Although some of the above issues are unique to neural networks, some are general issues to any forecasting method. Therefore, good forecasting practice and principles should be followed. It is beneficial to consult Armstrong (2001), which provides a good source of information on useful principles for forecasting model building, evaluation, and uses.
Artificial neural networks have emerged as an important tool for business forecasting. ANNs have many desired features that are quite suitable for practical forecasting applications. This chapter provides a general overview of the neural networks for forecasting applications. Successful forecasting application areas of ANNs, as well as critical modeling issues are reviewed. It should be emphasized that each forecasting situation requires a careful study of the problem characteristics, prudent design of modeling strategy, and full consideration of modeling issues. Many rules of thumb in ANNs may not be useful for a new application, although good forecasting principles and established guidelines should be followed.

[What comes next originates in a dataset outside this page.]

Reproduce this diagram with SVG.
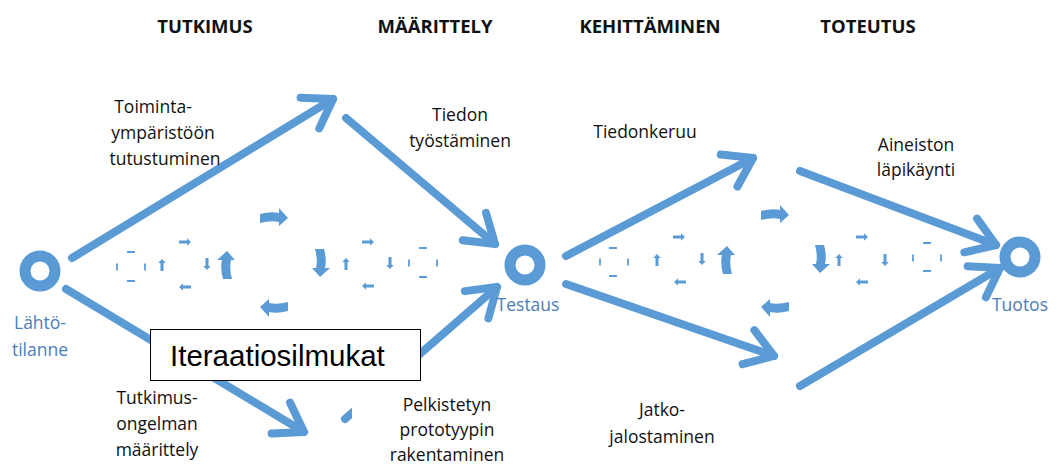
<svg xmlns="http://www.w3.org/2000/svg" width="1057" height="466" viewBox="0 0 1057 466">
  <style>
    .flow { fill: none; stroke: #5b9bd5; stroke-width: 8; stroke-linecap: round; marker-end: url(#head); }
    .ring { fill: none; stroke: #5b9bd5; stroke-width: 11; }
    .phase { font-family: "Open Sans", "Liberation Sans", sans-serif; font-weight: bold; font-size: 18.5px; fill: #111; text-anchor: middle; }
    .lbl { font-family: "Open Sans", "Liberation Sans", sans-serif; font-size: 17.5px; fill: #111; text-anchor: middle; }
    .node-lbl { font-family: "Open Sans", "Liberation Sans", sans-serif; font-size: 17.5px; fill: #4a7dba; text-anchor: middle; }
    .tick { stroke: #5b9bd5; stroke-width: 2.5; stroke-linecap: round; }
    .loop { fill: #5b9bd5; }
  </style>
  <defs>
    <marker id="head" markerUnits="userSpaceOnUse" viewBox="-40 -30 50 60" refX="0" refY="0" markerWidth="50" markerHeight="60" orient="auto" overflow="visible">
      <path d="M-27,-18 L0,0 L-27,18" fill="none" stroke="#5b9bd5" stroke-width="8" stroke-linecap="round" stroke-linejoin="round"/>
    </marker>
    <!-- large bent loop arrow, pointing right, centred on origin -->
    <g id="bigArrow">
      <path class="loop" d="M-14,-4 Q-3,-7 5,-5 L5,-10 L14,0 L5,8 L5,4 Q-3,2 -14,5 Z"/>
    </g>
    <!-- small loop arrow, pointing right -->
    <g id="smallArrow">
      <path class="loop" d="M-6,-1.5 L2,-1.5 L2,-3.8 L6,0 L2,3.8 L2,1.5 L-6,1.5 Z"/>
    </g>
    <!-- tiny dash -->
    <g id="dash">
      <line class="tick" x1="-4" y1="0" x2="4" y2="0"/>
    </g>
  </defs>

  <rect width="1057" height="466" fill="#fff"/>

  <!-- phase headings -->
  <g id="phases">
    <text class="phase" x="205" y="33">TUTKIMUS</text>
    <text class="phase" x="435" y="33">MÄÄRITTELY</text>
    <text class="phase" x="650" y="33">KEHITTÄMINEN</text>
    <text class="phase" x="868" y="33">TOTEUTUS</text>
  </g>

  <!-- connectors -->
  <g id="connectors">
    <line class="flow" x1="72" y1="258" x2="333" y2="99"/>
    <line class="flow" x1="346" y1="118" x2="495" y2="244"/>
    <line class="flow" x1="66" y1="289" x2="304" y2="432"/>
    <line class="flow" x1="345" y1="419" x2="497" y2="287"/>
    <line class="flow" x1="566" y1="256" x2="753" y2="158"/>
    <line class="flow" x1="800" y1="171" x2="996" y2="245"/>
    <line class="flow" x1="566" y1="284" x2="774" y2="356"/>
    <line class="flow" x1="800" y1="386" x2="1000" y2="268"/>
  </g>

  <!-- iteration loops, research and definition -->
  <g id="loops-left">
    <use href="#bigArrow" transform="translate(274,218)"/>
    <use href="#bigArrow" transform="translate(274,307) rotate(180)"/>
    <use href="#bigArrow" transform="translate(227,265) rotate(-90)"/>
    <use href="#bigArrow" transform="translate(320,263) rotate(90)"/>
    <use href="#smallArrow" transform="translate(185,242)"/>
    <use href="#smallArrow" transform="translate(185,287) rotate(180)"/>
    <use href="#smallArrow" transform="translate(162,265) rotate(-90)"/>
    <use href="#smallArrow" transform="translate(207,264) rotate(90)"/>
    <use href="#smallArrow" transform="translate(346,264) rotate(-90)"/>
    <use href="#smallArrow" transform="translate(368,242)"/>
    <use href="#smallArrow" transform="translate(368,286) rotate(180)"/>
    <use href="#smallArrow" transform="translate(390,263) rotate(90)"/>
    <use href="#dash" transform="translate(131,252) scale(0.8)"/>
    <use href="#dash" transform="translate(131,281) scale(0.8)"/>
    <use href="#dash" transform="translate(117,267) rotate(90) scale(0.7)"/>
    <use href="#dash" transform="translate(145,267) rotate(90) scale(0.7)"/>
    <use href="#dash" transform="translate(423,248) scale(0.8)"/>
    <use href="#dash" transform="translate(423,277) scale(0.8)"/>
    <use href="#dash" transform="translate(409,263) rotate(90) scale(0.7)"/>
    <use href="#dash" transform="translate(437,263) rotate(90) scale(0.7)"/>
  </g>

  <!-- iteration loops, development and implementation -->
  <g id="loops-right">
    <use href="#bigArrow" transform="translate(775,215)"/>
    <use href="#bigArrow" transform="translate(775,307) rotate(180)"/>
    <use href="#bigArrow" transform="translate(727,260) rotate(-90)"/>
    <use href="#bigArrow" transform="translate(820,259) rotate(90)"/>
    <use href="#smallArrow" transform="translate(679,237)"/>
    <use href="#smallArrow" transform="translate(680,282) rotate(180)"/>
    <use href="#smallArrow" transform="translate(657,260) rotate(-90)"/>
    <use href="#smallArrow" transform="translate(702,259) rotate(90)"/>
    <use href="#smallArrow" transform="translate(839,260) rotate(-90)"/>
    <use href="#smallArrow" transform="translate(862,237)"/>
    <use href="#smallArrow" transform="translate(862,282) rotate(180)"/>
    <use href="#smallArrow" transform="translate(885,260) rotate(90)"/>
    <use href="#dash" transform="translate(613,248) scale(0.8)"/>
    <use href="#dash" transform="translate(613,276) scale(0.8)"/>
    <use href="#dash" transform="translate(600,262) rotate(90) scale(0.7)"/>
    <use href="#dash" transform="translate(628,262) rotate(90) scale(0.7)"/>
    <use href="#dash" transform="translate(927,243) scale(0.8)"/>
    <use href="#dash" transform="translate(927,271) scale(0.8)"/>
    <use href="#dash" transform="translate(913,258) rotate(90) scale(0.7)"/>
    <use href="#dash" transform="translate(941,258) rotate(90) scale(0.7)"/>
  </g>

  <!-- nodes -->
  <g id="node-lahto">
    <circle class="ring" cx="40" cy="271" r="15"/>
    <text class="node-lbl" x="40" y="329">Lähtö-</text>
    <text class="node-lbl" x="40" y="356">tilanne</text>
  </g>
  <g id="node-testaus">
    <circle class="ring" cx="525" cy="265" r="15"/>
    <text class="node-lbl" x="528" y="311">Testaus</text>
  </g>
  <g id="node-tuotos">
    <circle class="ring" cx="1020" cy="257" r="15"/>
    <text class="node-lbl" x="1020" y="311">Tuotos</text>
  </g>

  <!-- step labels -->
  <g id="label-toiminta">
    <text class="lbl" x="153" y="113">Toiminta-</text>
    <text class="lbl" x="163" y="139">ympäristöön</text>
    <text class="lbl" x="165" y="165">tutustuminen</text>
  </g>
  <g id="label-tiedon">
    <text class="lbl" x="460" y="121">Tiedon</text>
    <text class="lbl" x="460" y="147">työstäminen</text>
  </g>
  <g id="label-tiedonkeruu">
    <text class="lbl" x="645" y="138">Tiedonkeruu</text>
  </g>
  <g id="label-aineiston">
    <text class="lbl" x="916" y="151">Aineiston</text>
    <text class="lbl" x="916" y="176">läpikäynti</text>
  </g>
  <g id="label-tutkimus">
    <text class="lbl" x="157" y="404">Tutkimus-</text>
    <text class="lbl" x="157" y="430">ongelman</text>
    <text class="lbl" x="157" y="456">määrittely</text>
  </g>
  <g id="label-pelkistetyn">
    <rect x="352" y="381" width="190" height="85" fill="#fff"/>
    <text class="lbl" x="447" y="411">Pelkistetyn</text>
    <text class="lbl" x="447" y="436">prototyypin</text>
    <text class="lbl" x="447" y="461">rakentaminen</text>
  </g>
  <g id="label-jatko">
    <text class="lbl" x="662" y="416">Jatko-</text>
    <text class="lbl" x="662" y="443">jalostaminen</text>
  </g>

  <!-- caption box -->
  <g id="caption">
    <rect x="150.5" y="329.5" width="270" height="51" fill="#fff" stroke="#000" stroke-width="1"/>
    <text x="170" y="366" font-family="'Liberation Sans', Arial, sans-serif" font-size="29.5" fill="#000">Iteraatiosilmukat</text>
  </g>
</svg>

ANNs have achieved remarkable successes in the field of business forecasting. It is, however, important to note that they may not be a panacea for every forecasting task under all circumstances. Forecasting competitions suggest that no single method, including neural networks, is universally the best for all types of problems in every situation. Thus, it may be beneficial to combine several different models in improving forecasting performance. Indeed, efforts to find better ways to use ANNs for forecasting should never cease. The subsequent chapters of this book will provide a number of new forecasting applications and address some practical issues in improving ANN forecasting performance.